After that it’s 30 and 40, far less ebullient birthdays, and marked only because they are round multiples of ten that mean to stop fucking around. Hopefully by 30 you’re not driving like you were when you were 16 and by 40 you’re not drinking like you were when you were 21.
On a personal level, turning thirty has never been about being considered old, especially when 90% of the people I interact with on a daily basis would kill to be 40 again, and those who are young, senseless, and find it humorous that I’m turning 30 have severely crippling emotional problems and love to quote the same movies I did ten years ago. (That doesn’t say as much for me as it does for how crappy the past decade has been for young men with no one to look to as a quotable action hero.) For me it’s been about getting serious and manipulating my own life instead of being manipulated by external influences. My entire life up until I was about 25 was spent following guidelines, taking generic advice, blindly trusting systems, and assuming that things would work out as long as I latched on to other strong personalities.

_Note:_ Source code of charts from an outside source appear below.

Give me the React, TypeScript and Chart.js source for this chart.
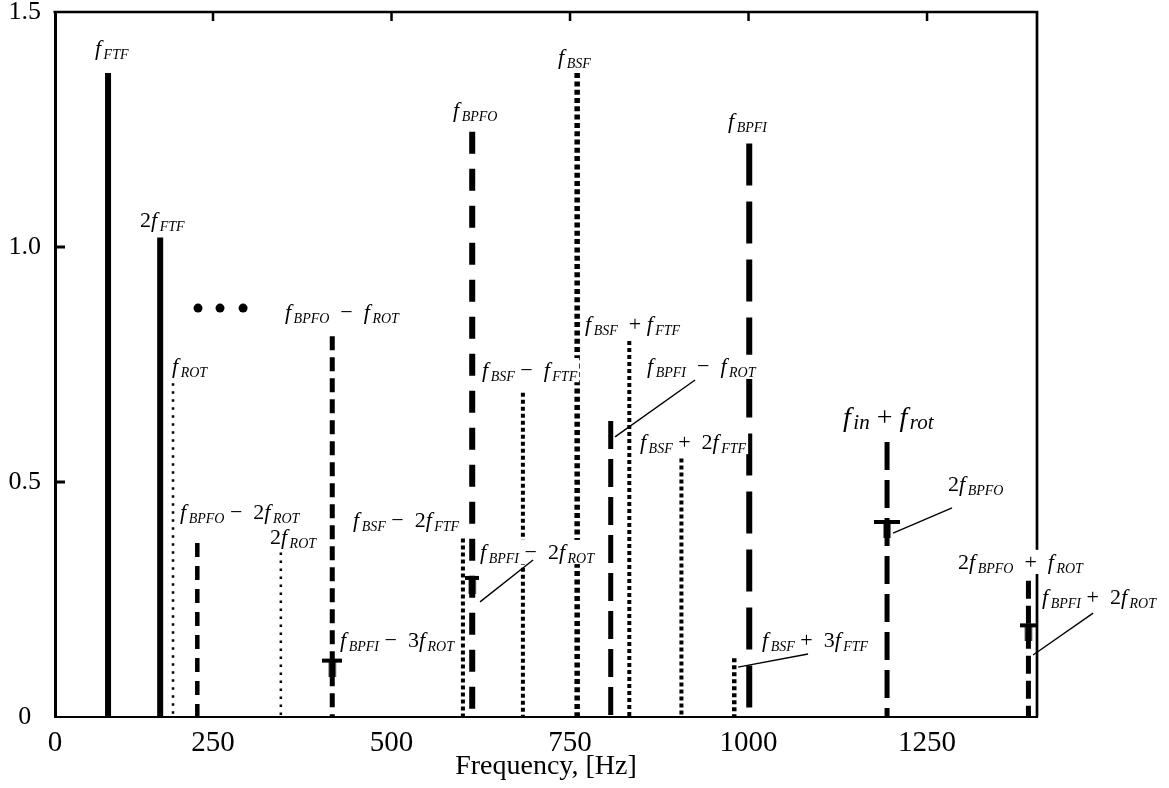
import React, { useEffect, useRef } from "react";
import { Chart, registerables } from "chart.js";

Chart.register(...registerables);

// ---------- data ----------
const X_MIN = 28.7;
const X_MAX = 1404;
const xTickValues = [250, 500, 750, 1000, 1250];
const yTickValues = [0, 0.5, 1.0, 1.5];
const yInnerTicks = [0.5, 1.0];

const lineNames = [
  "f_FTF", "2f_FTF", "f_ROT", "f_BPFO - 2f_ROT", "2f_ROT", "f_BPFO - f_ROT",
  "f_BSF - 2f_FTF", "f_BPFO", "f_BSF - f_FTF", "f_BSF", "f_BPFI - f_ROT",
  "f_BSF + f_FTF", "f_BSF + 2f_FTF", "f_BSF + 3f_FTF", "f_BPFI", "f_in + f_rot",
  "2f_BPFO + f_ROT",
];
const lineFreqs = [103, 176, 194, 228, 345, 417, 600, 613, 684, 760, 807, 833, 906, 980, 1001, 1194, 1392];
const lineAmps = [1.37, 1.02, 0.71, 0.37, 0.35, 0.81, 0.38, 1.245, 0.69, 1.37, 0.63, 0.8, 0.55, 0.125, 1.22, 0.585, 0.29];

// T-shaped marks on existing lines
const tNames = ["f_BPFI - 3f_ROT", "f_BPFI - 2f_ROT", "2f_BPFO", "f_BPFI + 2f_ROT"];
const tFreqs = [417, 613, 1194, 1392];
const tAmps = [0.12, 0.296, 0.415, 0.195];

// annotation texts (f_{X} = f with subscript X)
const labelTexts = [
  "f_{FTF}", "2f_{FTF}", "f_{ROT}", "f_{BPFO}  −  f_{ROT}", "f_{BPFO} −  2f_{ROT}",
  "2f_{ROT}", "f_{BSF} −  2f_{FTF}", "f_{BPFI} −  3f_{ROT}", "f_{BPFO}", "f_{BSF}",
  "f_{BPFI}", "f_{BSF}  + f_{FTF}", "f_{BSF} −  f_{FTF}", "f_{BPFI}  −  f_{ROT}",
  "f_{BSF} +  2f_{FTF}", "f_{BPFI} −  2f_{ROT}", "f_{BSF} +  3f_{FTF}", "f_{in} + f_{rot}",
  "2f_{BPFO}", "2f_{BPFO}  +  f_{ROT}", "f_{BPFI} +  2f_{ROT}",
];
const labelFreqs = [84.7, 147.8, 192.6, 350.8, 203.8, 329.8, 446.1, 427.9, 586.2, 733.2, 971.3, 771.0, 626.8, 857.9, 848.0, 624.0, 1018.9, 1132.4, 1279.4, 1293.4, 1411.1];
const labelAmps = [1.423, 1.057, 0.745, 0.86, 0.436, 0.383, 0.419, 0.164, 1.291, 1.404, 1.268, 0.836, 0.738, 0.745, 0.585, 0.351, 0.164, 0.636, 0.494, 0.33, 0.255];

// leader lines [from label] -> [to line]
const leaderFromFreqs = [925.1, 698.2, 1083.4, 1285.0, 1482.6];
const leaderFromAmps = [0.717, 0.334, 0.134, 0.445, 0.221];
const leaderToFreqs = [813.0, 624.0, 985.4, 1202.4, 1398.5];
const leaderToAmps = [0.596, 0.245, 0.106, 0.391, 0.132];

// "• • •"
const dotFreqs = [229.0, 259.8, 292.1];
const dotAmps = [0.87, 0.87, 0.87];

// ---------- styles ----------
const lineWidths = [6, 6, 2.5, 4.5, 2.5, 5, 4, 6, 4, 5.5, 5, 4, 4, 4.5, 6, 5, 5];
const lineDashes: number[][] = [
  [], [], [2.5, 5.5], [14, 9], [2.5, 5.5], [14, 7], [4, 3], [22, 15], [4, 3],
  [5, 3.3], [28, 10], [4, 3], [4, 3], [4, 3], [42, 16], [28, 10], [18, 7],
];
const tHalfWidths = [10, 7, 13, 8];
const SERIF = '"Liberation Serif", "Times New Roman", serif';

function makeT(half: number): HTMLCanvasElement {
  const stem = 16;
  const c = document.createElement("canvas");
  c.width = half * 2;
  c.height = stem * 2;
  const g = c.getContext("2d")!;
  g.fillStyle = "#000";
  g.fillRect(0, stem - 2, half * 2, 4);
  g.fillRect(half - 3.5, stem, 7, stem);
  return c;
}

function drawMath(ctx: CanvasRenderingContext2D, text: string, x: number, yMid: number, big: boolean) {
  const mainSize = big ? 28 : 22;
  const subSize = big ? 21 : 14;
  const subShift = big ? 3 : 4;
  const fItal = `italic ${mainSize}px ${SERIF}`;
  const fUp = `${mainSize}px ${SERIF}`;
  const fSub = `italic ${subSize}px ${SERIF}`;
  const parts: { t: string; font: string; dy: number; extra: number; w?: number }[] = [];
  const re = /f_\{([^}]*)\}/g;
  let last = 0;
  let m: RegExpExecArray | null;
  while ((m = re.exec(text))) {
    if (m.index > last) parts.push({ t: text.slice(last, m.index), font: fUp, dy: 0, extra: 0 });
    parts.push({ t: "f", font: fItal, dy: 0, extra: 2.5 });
    parts.push({ t: m[1], font: fSub, dy: subShift, extra: 0 });
    last = m.index + m[0].length;
  }
  if (last < text.length) parts.push({ t: text.slice(last), font: fUp, dy: 0, extra: 0 });
  let w = 0;
  for (const p of parts) {
    ctx.font = p.font;
    p.w = ctx.measureText(p.t).width + p.extra;
    w += p.w;
  }
  ctx.fillStyle = "#fff";
  ctx.fillRect(x - 2, yMid - mainSize * 0.55, w + 4, mainSize * 1.1);
  ctx.fillStyle = "#000";
  ctx.textAlign = "left";
  ctx.textBaseline = "alphabetic";
  const baseline = yMid + mainSize * 0.3;
  let cx = x;
  for (const p of parts) {
    ctx.font = p.font;
    ctx.fillText(p.t, cx, baseline + p.dy);
    cx += p.w!;
  }
}

const annotationPlugin = {
  id: "annotations",
  afterDraw(chart: any) {
    const { ctx, chartArea, scales } = chart;
    const xs = scales.x;
    const ys = scales.y;
    ctx.save();
    // frame top / right
    ctx.strokeStyle = "#000";
    ctx.lineCap = "butt";
    ctx.lineWidth = 2.7;
    ctx.beginPath();
    ctx.moveTo(chartArea.left - 1.5, chartArea.top);
    ctx.lineTo(chartArea.right, chartArea.top);
    ctx.lineTo(chartArea.right, chartArea.bottom);
    ctx.stroke();
    // inward ticks
    ctx.lineWidth = 2.5;
    for (const v of xTickValues) {
      const px = xs.getPixelForValue(v);
      ctx.beginPath();
      ctx.moveTo(px, chartArea.top);
      ctx.lineTo(px, chartArea.top + 9);
      ctx.stroke();
    }
    ctx.lineWidth = 3;
    for (const v of yInnerTicks) {
      const py = ys.getPixelForValue(v);
      ctx.beginPath();
      ctx.moveTo(chartArea.left, py);
      ctx.lineTo(chartArea.left + 10, py);
      ctx.stroke();
    }
    // labels
    labelTexts.forEach((t, i) => {
      drawMath(ctx, t, xs.getPixelForValue(labelFreqs[i]), ys.getPixelForValue(labelAmps[i]), t.includes("{in}"));
    });
    // leader lines
    ctx.lineWidth = 1.4;
    leaderFromFreqs.forEach((f, i) => {
      ctx.beginPath();
      ctx.moveTo(xs.getPixelForValue(f), ys.getPixelForValue(leaderFromAmps[i]));
      ctx.lineTo(xs.getPixelForValue(leaderToFreqs[i]), ys.getPixelForValue(leaderToAmps[i]));
      ctx.stroke();
    });
    // dots
    ctx.fillStyle = "#000";
    dotFreqs.forEach((f, i) => {
      ctx.beginPath();
      ctx.arc(xs.getPixelForValue(f), ys.getPixelForValue(dotAmps[i]), 4.5, 0, Math.PI * 2);
      ctx.fill();
    });
    ctx.restore();
  },
};

export default function App() {
  const ref = useRef<HTMLCanvasElement>(null);
  useEffect(() => {
    const canvas = ref.current!;
    const tCanvases = tHalfWidths.map(makeT);
    const lineDatasets = lineNames.map((name, i) => ({
      type: "line" as const,
      label: name,
      data: [
        { x: lineFreqs[i], y: lineAmps[i] },
        { x: lineFreqs[i], y: 0 },
      ],
      borderColor: "#000",
      borderWidth: lineWidths[i],
      borderDash: lineDashes[i],
      pointRadius: 0,
      fill: false,
      tension: 0,
    }));
    const tDataset = {
      type: "scatter" as const,
      label: tNames.join(", "),
      data: tFreqs.map((x, i) => ({ x, y: tAmps[i] })),
      pointStyle: tCanvases,
      pointRadius: 10,
      showLine: false,
      borderColor: "#000",
      backgroundColor: "#000",
    };
    const chart = new Chart(canvas, {
      type: "line",
      data: { datasets: [...lineDatasets, tDataset] as any },
      plugins: [annotationPlugin],
      options: {
        animation: false,
        responsive: false,
        devicePixelRatio: 1,
        layout: { padding: { left: 0, top: 12, right: 132, bottom: 0 } },
        plugins: { legend: { display: false }, tooltip: { enabled: false } },
        scales: {
          x: {
            type: "linear",
            min: X_MIN,
            max: X_MAX,
            afterBuildTicks: (s: any) => {
              s.ticks = [{ value: X_MIN }, ...xTickValues.map((v) => ({ value: v }))];
            },
            afterFit: (s: any) => {
              s.height = 71;
              s.paddingLeft = 0;
              s.paddingRight = 0;
              s.paddingTop = 0;
              s.paddingBottom = 0;
            },
            grid: { display: false, drawTicks: false, tickLength: 0 },
            border: { display: true, color: "#000", width: 2 },
            ticks: {
              color: "#000",
              padding: 9,
              maxRotation: 0,
              autoSkip: false,
              font: { family: SERIF, size: 29 },
              callback: (v: any) => (v === X_MIN ? "0" : String(v)),
            },
            title: {
              display: true,
              text: "Frequency, [Hz]",
              color: "#000",
              font: { family: SERIF, size: 28 },
              padding: { top: 0, bottom: 5 },
            },
          },
          y: {
            type: "linear",
            min: 0,
            max: 1.5,
            afterBuildTicks: (s: any) => {
              s.ticks = yTickValues.map((v) => ({ value: v }));
            },
            afterFit: (s: any) => {
              s.width = 55;
              s.paddingLeft = 0;
              s.paddingRight = 0;
              s.paddingTop = 0;
              s.paddingBottom = 0;
            },
            grid: { display: false, drawTicks: false, tickLength: 0 },
            border: { display: true, color: "#000", width: 3 },
            ticks: {
              color: "#000",
              padding: 14,
              crossAlign: "center",
              autoSkip: false,
              font: { family: SERIF, size: 26 },
              callback: (v: any) => (v === 0 ? "0" : Number(v).toFixed(1)),
            },
          },
        },
      } as any,
    });
    return () => chart.destroy();
  }, []);
  return (
    <div style={{ position: "fixed", left: 0, top: 0, width: 1169, height: 788, background: "#fff" }}>
      <canvas ref={ref} width={1169} height={788} style={{ display: "block", width: 1169, height: 788 }} />
    </div>
  );
}
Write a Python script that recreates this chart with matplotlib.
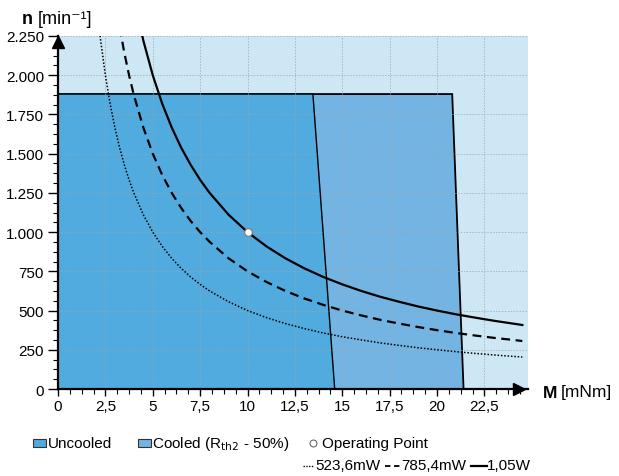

After a certain hurricane and realizing that certain friends of mine weren’t big on taking chances, I started to buy up shares in my own stock, seeking to become, for once, a controlling partner. I didn’t like the shape I was in, I didn’t like my job, I didn’t like my city, and I didn’t like my social life. It was time to take matters into my own hands with the hopes that, by thirty, I’d be on my way towards a real life. It was never about a deadline, really, so much as a preparation for launch. I knew I was so far in the hole that I’d need to pull myself out of it first before I could even think about being able to move forward. It was never about being set at thirty–it was about being primed.
To that end I stopped eating crap, started working out, gave up on my home state for New Orleans, and found (though on accident) a job that gave me confidence, education, and a wide range of contacts all at the same time. I’m not buff, I’m not rich, and I’m not the toast of the town, but I’m a hell of a lot more of a man and in demand than I was five years ago.
So for me the semi-famous “a thinning list of single men to know, a thinning briefcase of enthusiasm” passage from The Great Gatsby has transformed for me from elegant to inaccurate. I’m convinced the next decade will be portentous and set the stage for the rest of my life, but by no means menaced by it. What we should consider, always, is context. Carraway’s little indulgence in his age is balanced by the fact that he has forgotten it was even his birthday. He’s been so wrapped up in Gatsby and Daisy’s over-flowery summer romance and the drama of their lives that he’s forgotten his own goals. And on the back end, Nick has a distraction, a woman:
“As we passed over the dark bridge her wan face fell lazily against my coat’s shoulder and the formidable stroke of thirty died away with the reassuring pressure of her hand.”
You can take any moral you want. I chose to take the one that says life is too crowded to focus on years, ages, tolls, and the fineness of the print. I am going to be thirty–but only for a year. I’m focused on attaining more tangible and infallible descriptors than age.